Die ausgebildete CIA-Agentin (Alexia Barlier) fällt auch prompt auf der ersten Treppenstufe auf die Nase als sie den heroischen Kämpfern einmal zu Hilfe eilen will. Eine gewisse Intellektuellen-Abneigung ist da sicher zu spüren. Es ist das Bay-typische, für Europäer hin und wieder befremdlich wirkende, Menschenbild, dass hier ab und an durchscheint: Wenn es drauf ankommt ist es doch besser den Finger am Abzug zu haben als abzuwarten und zu verhandeln. Im Rahmen des Filmes funktioniert diese Prämisse hervorragend. Ebenso gut funktioniert auch die Tatsache, dass der Feind weitgehend anonym bleibt und eine sehr amerikanische Geschichte erzählt wird. Es geht schließlich um die Geschichte der sechs Soldaten und ihrem Kampf gegen eine Übermacht.

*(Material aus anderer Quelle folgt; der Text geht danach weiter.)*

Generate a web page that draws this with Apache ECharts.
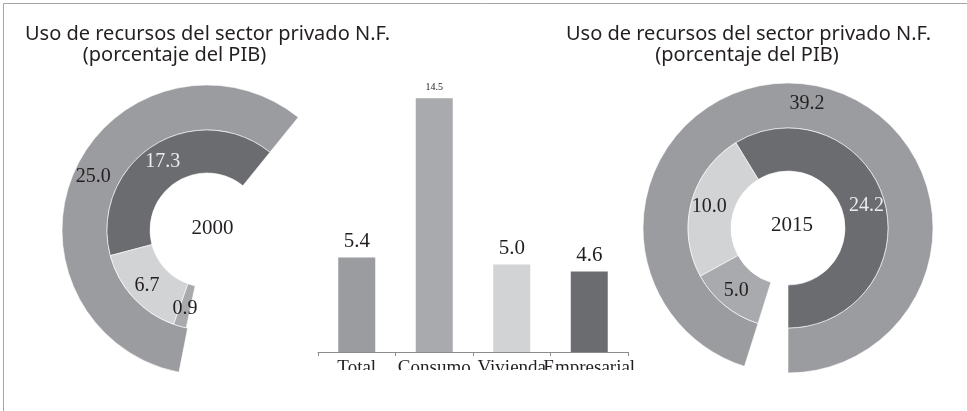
<!DOCTYPE html>
<html>
<head>
<meta charset="utf-8">
<title>Uso de recursos del sector privado N.F.</title>
<script src="https://cdn.jsdelivr.net/npm/echarts@6/dist/echarts.min.js"></script>
<style>
    html, body { margin: 0; padding: 0; background: #fff; }
    #main { width: 967px; height: 411px; }
</style>
</head>
<body>
<div id="main"></div>
<script>
// datos
var anios = ['2000', '2015'];
var totales = [25.0, 39.2];
// orden anillo interior: Empresarial, Vivienda, Consumo
var segmentos = ['Empresarial', 'Vivienda', 'Consumo'];
var valores2000 = [17.3, 6.7, 0.9];
var valores2015 = [24.2, 10.0, 5.0];
var categorias = ['Total', 'Consumo', 'Vivienda', 'Empresarial'];
var valoresBarras = [5.4, 14.5, 5.0, 4.6];

var titulo1 = 'Uso de recursos del sector privado N.F.';
var titulo2 = '(porcentaje del PIB)';

// colores
var cTotal = '#9b9c9f';
var cConsumo = '#a9aaad';
var cVivienda = '#d2d3d5';
var cEmpresarial = '#6b6c70';
var cTexto = '#231f20';
var serif = '"Liberation Serif", "DejaVu Serif", serif';
var sans = '"Noto Sans", "Open Sans", sans-serif';

var coloresSeg = {
    Empresarial: cEmpresarial,
    Vivienda: cVivienda,
    Consumo: cConsumo
};

function relleno(v) {
    // parte invisible del anillo
    return {
        value: v,
        itemStyle: { color: 'rgba(0,0,0,0)', borderWidth: 0 },
        label: { show: false }
    };
}

function donut(centro, total, valores, escala, inicio) {
    var suma = valores.reduce(function (a, b) { return a + b; }, 0);
    var interior = valores.map(function (v, i) {
        var nombre = segmentos[i];
        return {
            name: nombre,
            value: v,
            itemStyle: { color: coloresSeg[nombre] },
            label: { color: nombre === 'Empresarial' ? '#ececec' : cTexto }
        };
    });
    interior.push(relleno(escala - suma));

    var comun = {
        type: 'pie',
        center: centro,
        startAngle: inicio,
        clockwise: false,
        silent: true,
        animation: false,
        avoidLabelOverlap: false,
        labelLine: { show: false },
        itemStyle: { borderColor: '#fff', borderWidth: 0.6 },
        label: {
            show: true,
            position: 'inside',
            fontFamily: serif,
            fontSize: 20,
            color: cTexto,
            formatter: function (p) { return p.value.toFixed(1); }
        }
    };

    var exterior = Object.assign({}, comun, {
        radius: [100, 145],
        data: [
            { name: 'Total', value: total, itemStyle: { color: cTotal } },
            relleno(escala - total)
        ]
    });
    var dentro = Object.assign({}, comun, {
        radius: [57, 100],
        data: interior
    });
    return [exterior, dentro];
}

var chart = echarts.init(document.getElementById('main'), null, { renderer: 'canvas' });

var series = []
    .concat(donut([207, 230], totales[0], valores2000, 43.3, 51))
    .concat(donut([788, 228], totales[1], valores2015, 41.2, -90));

series.push({
    type: 'bar',
    silent: true,
    animation: false,
    barWidth: 37,
    data: valoresBarras.map(function (v, i) {
        var c = [cTotal, cConsumo, cVivienda, cEmpresarial][i];
        var item = { value: v, itemStyle: { color: c } };
        if (categorias[i] === 'Consumo') {
            item.label = { fontSize: 10 };
        }
        return item;
    }),
    label: {
        show: true,
        position: 'top',
        distance: 6,
        fontFamily: serif,
        fontSize: 21,
        color: cTexto,
        formatter: function (p) { return p.value.toFixed(1); }
    }
});

var option = {
    backgroundColor: '#fff',
    grid: { left: 318, width: 310, top: 89.5, height: 262.5 },
    xAxis: {
        type: 'category',
        data: categorias,
        axisLine: { lineStyle: { color: '#8c8c8c', width: 1 } },
        axisTick: { show: true, length: 4, lineStyle: { color: '#8c8c8c' } },
        axisLabel: {
            fontFamily: serif,
            fontSize: 19,
            color: cTexto,
            margin: 7,
            interval: 0
        }
    },
    yAxis: {
        type: 'value',
        min: 0,
        max: 15,
        show: false
    },
    series: series,
    graphic: [
        {
            // recorte inferior de las etiquetas del eje
            type: 'rect',
            z: 100,
            shape: { x: 300, y: 370, width: 360, height: 41 },
            style: { fill: '#fff' }
        },
        {
            type: 'rect',
            z: 101,
            shape: { x: 3.5, y: 3.5, width: 1000, height: 500 },
            style: { fill: 'none', stroke: '#a6a6a6', lineWidth: 1 }
        },
        {
            type: 'text', z: 101, x: 207.5, y: 34,
            style: { text: titulo1, fontFamily: sans, fontSize: 20, fill: cTexto, align: 'center', verticalAlign: 'middle' }
        },
        {
            type: 'text', z: 101, x: 174.5, y: 55.5,
            style: { text: titulo2, fontFamily: sans, fontSize: 20, fill: cTexto, align: 'center', verticalAlign: 'middle' }
        },
        {
            type: 'text', z: 101, x: 748.5, y: 34,
            style: { text: titulo1, fontFamily: sans, fontSize: 20, fill: cTexto, align: 'center', verticalAlign: 'middle' }
        },
        {
            type: 'text', z: 101, x: 747, y: 55.5,
            style: { text: titulo2, fontFamily: sans, fontSize: 20, fill: cTexto, align: 'center', verticalAlign: 'middle' }
        },
        {
            type: 'text', z: 101, x: 212.5, y: 228,
            style: { text: anios[0], fontFamily: serif, fontSize: 21, fill: cTexto, align: 'center', verticalAlign: 'middle' }
        },
        {
            type: 'text', z: 101, x: 792, y: 225,
            style: { text: anios[1], fontFamily: serif, fontSize: 21, fill: cTexto, align: 'center', verticalAlign: 'middle' }
        }
    ]
};

chart.setOption(option);
</script>
</body>
</html>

Keine Frage, alles was Michael Bay so unverwechselbar macht, taucht auch hier auf: Übersättigte Farben, viel Slow-Motion, viel Pathos, amerikanische Flaggen im Wind und gute 20 Minuten zu viel Laufzeit. Aber im Gegensatz zu seinen übrigen Filmen vermischt es sich nicht zu einem unappetitlichen Brei, sondern trägt zu einer brodelnd-bedrohlichen Atmosphäre bei. Immer wieder versucht der Film mit seinem pulsierenden Soundtrack und den starken Bildern, die maximale emotionale Wucht hervorzurufen. Und überraschend oft gelingt das sehr gut. Die sich anbahnende Bedrohung vor den Angriffen der Milizen ist jederzeit spürbar und immer wieder schürt der Film diese knisternde Atmosphäre, wie sie die Protagonisten spüren.

Ganz klar, 13 Hours ist kein tiefgehendes Drama, kein menschliches Porträt und hat manche fragwürdige Entscheidung. Vielmehr ist er spannendes Heldenpathos, das die sechs Männer angemessen würdigt und für alle, die sich darauf einlassen können, ein packender, intensiver Kriegsfilm mit krachender Action.